* _Task prompt_: Your output is the lines from the first one to the one containing "let x0 = x.range()[0], x1", repeated exactly, with images left out.

* _Stored data_:
------------------------------------
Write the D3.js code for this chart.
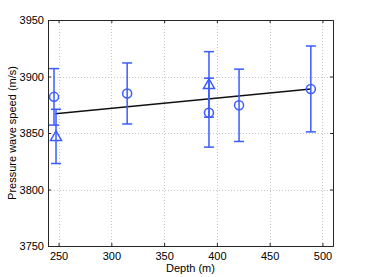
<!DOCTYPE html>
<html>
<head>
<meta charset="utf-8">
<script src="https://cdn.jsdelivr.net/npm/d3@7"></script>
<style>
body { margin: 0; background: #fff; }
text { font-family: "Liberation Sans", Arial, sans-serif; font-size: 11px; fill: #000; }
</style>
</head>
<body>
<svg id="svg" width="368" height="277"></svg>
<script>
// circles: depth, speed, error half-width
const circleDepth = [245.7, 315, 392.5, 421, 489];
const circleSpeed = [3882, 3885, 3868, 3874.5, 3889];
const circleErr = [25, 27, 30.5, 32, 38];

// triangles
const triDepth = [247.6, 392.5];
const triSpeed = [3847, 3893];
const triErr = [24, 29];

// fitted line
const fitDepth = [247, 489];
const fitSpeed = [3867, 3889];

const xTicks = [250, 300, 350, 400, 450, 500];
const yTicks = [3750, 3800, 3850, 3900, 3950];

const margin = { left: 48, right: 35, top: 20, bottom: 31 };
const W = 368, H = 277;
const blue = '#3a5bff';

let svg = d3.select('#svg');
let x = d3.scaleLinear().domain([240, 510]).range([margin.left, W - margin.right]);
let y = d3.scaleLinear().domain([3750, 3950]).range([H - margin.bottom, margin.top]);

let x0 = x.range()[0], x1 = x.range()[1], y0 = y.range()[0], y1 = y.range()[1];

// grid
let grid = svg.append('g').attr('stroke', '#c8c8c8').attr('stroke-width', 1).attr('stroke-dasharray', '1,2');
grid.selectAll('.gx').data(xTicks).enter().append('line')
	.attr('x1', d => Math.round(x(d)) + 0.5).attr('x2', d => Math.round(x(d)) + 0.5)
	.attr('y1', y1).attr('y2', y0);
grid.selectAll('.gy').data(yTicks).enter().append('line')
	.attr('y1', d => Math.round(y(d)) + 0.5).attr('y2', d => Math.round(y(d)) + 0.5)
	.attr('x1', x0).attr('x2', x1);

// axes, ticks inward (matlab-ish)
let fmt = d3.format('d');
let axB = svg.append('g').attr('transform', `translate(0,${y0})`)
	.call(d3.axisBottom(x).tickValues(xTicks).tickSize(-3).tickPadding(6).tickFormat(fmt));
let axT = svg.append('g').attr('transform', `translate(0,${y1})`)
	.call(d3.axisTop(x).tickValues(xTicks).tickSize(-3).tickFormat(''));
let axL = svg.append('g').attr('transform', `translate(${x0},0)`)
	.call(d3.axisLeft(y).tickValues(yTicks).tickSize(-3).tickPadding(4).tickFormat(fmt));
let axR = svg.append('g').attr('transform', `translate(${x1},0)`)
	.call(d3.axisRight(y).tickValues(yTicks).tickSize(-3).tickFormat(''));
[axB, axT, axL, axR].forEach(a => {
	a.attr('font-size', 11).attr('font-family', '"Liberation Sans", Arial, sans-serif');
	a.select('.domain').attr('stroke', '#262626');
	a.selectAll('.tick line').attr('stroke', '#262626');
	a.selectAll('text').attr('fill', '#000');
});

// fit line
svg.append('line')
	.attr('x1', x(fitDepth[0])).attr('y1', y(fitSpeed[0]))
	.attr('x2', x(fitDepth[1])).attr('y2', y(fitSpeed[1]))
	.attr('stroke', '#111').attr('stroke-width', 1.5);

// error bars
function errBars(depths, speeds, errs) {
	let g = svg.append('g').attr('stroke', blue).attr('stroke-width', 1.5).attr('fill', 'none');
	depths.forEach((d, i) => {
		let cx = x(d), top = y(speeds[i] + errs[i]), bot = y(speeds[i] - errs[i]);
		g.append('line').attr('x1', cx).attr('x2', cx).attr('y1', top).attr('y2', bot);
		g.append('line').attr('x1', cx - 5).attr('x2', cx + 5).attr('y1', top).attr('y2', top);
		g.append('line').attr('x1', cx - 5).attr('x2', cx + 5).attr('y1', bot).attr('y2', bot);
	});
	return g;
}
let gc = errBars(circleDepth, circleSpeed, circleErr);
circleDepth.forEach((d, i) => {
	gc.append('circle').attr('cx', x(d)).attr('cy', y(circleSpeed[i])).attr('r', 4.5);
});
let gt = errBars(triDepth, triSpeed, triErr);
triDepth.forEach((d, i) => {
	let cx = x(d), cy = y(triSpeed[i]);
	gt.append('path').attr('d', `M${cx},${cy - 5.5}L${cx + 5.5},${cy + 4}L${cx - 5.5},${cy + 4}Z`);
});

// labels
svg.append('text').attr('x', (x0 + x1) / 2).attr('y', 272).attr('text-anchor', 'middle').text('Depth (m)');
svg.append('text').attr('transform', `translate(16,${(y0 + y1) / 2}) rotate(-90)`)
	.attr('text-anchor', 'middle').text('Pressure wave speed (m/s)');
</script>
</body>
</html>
------------------------------------
* _Solution to the exercise_:
Write the D3.js code for this chart.
<!DOCTYPE html>
<html>
<head>
<meta charset="utf-8">
<script src="https://cdn.jsdelivr.net/npm/d3@7"></script>
<style>
body { margin: 0; background: #fff; }
text { font-family: "Liberation Sans", Arial, sans-serif; font-size: 11px; fill: #000; }
</style>
</head>
<body>
<svg id="svg" width="368" height="277"></svg>
<script>
// circles: depth, speed, error half-width
const circleDepth = [245.7, 315, 392.5, 421, 489];
const circleSpeed = [3882, 3885, 3868, 3874.5, 3889];
const circleErr = [25, 27, 30.5, 32, 38];

// triangles
const triDepth = [247.6, 392.5];
const triSpeed = [3847, 3893];
const triErr = [24, 29];

// fitted line
const fitDepth = [247, 489];
const fitSpeed = [3867, 3889];

const xTicks = [250, 300, 350, 400, 450, 500];
const yTicks = [3750, 3800, 3850, 3900, 3950];

const margin = { left: 48, right: 35, top: 20, bottom: 31 };
const W = 368, H = 277;
const blue = '#3a5bff';

let svg = d3.select('#svg');
let x = d3.scaleLinear().domain([240, 510]).range([margin.left, W - margin.right]);
let y = d3.scaleLinear().domain([3750, 3950]).range([H - margin.bottom, margin.top]);

let x0 = x.range()[0], x1 = x.range()[1], y0 = y.range()[0], y1 = y.range()[1];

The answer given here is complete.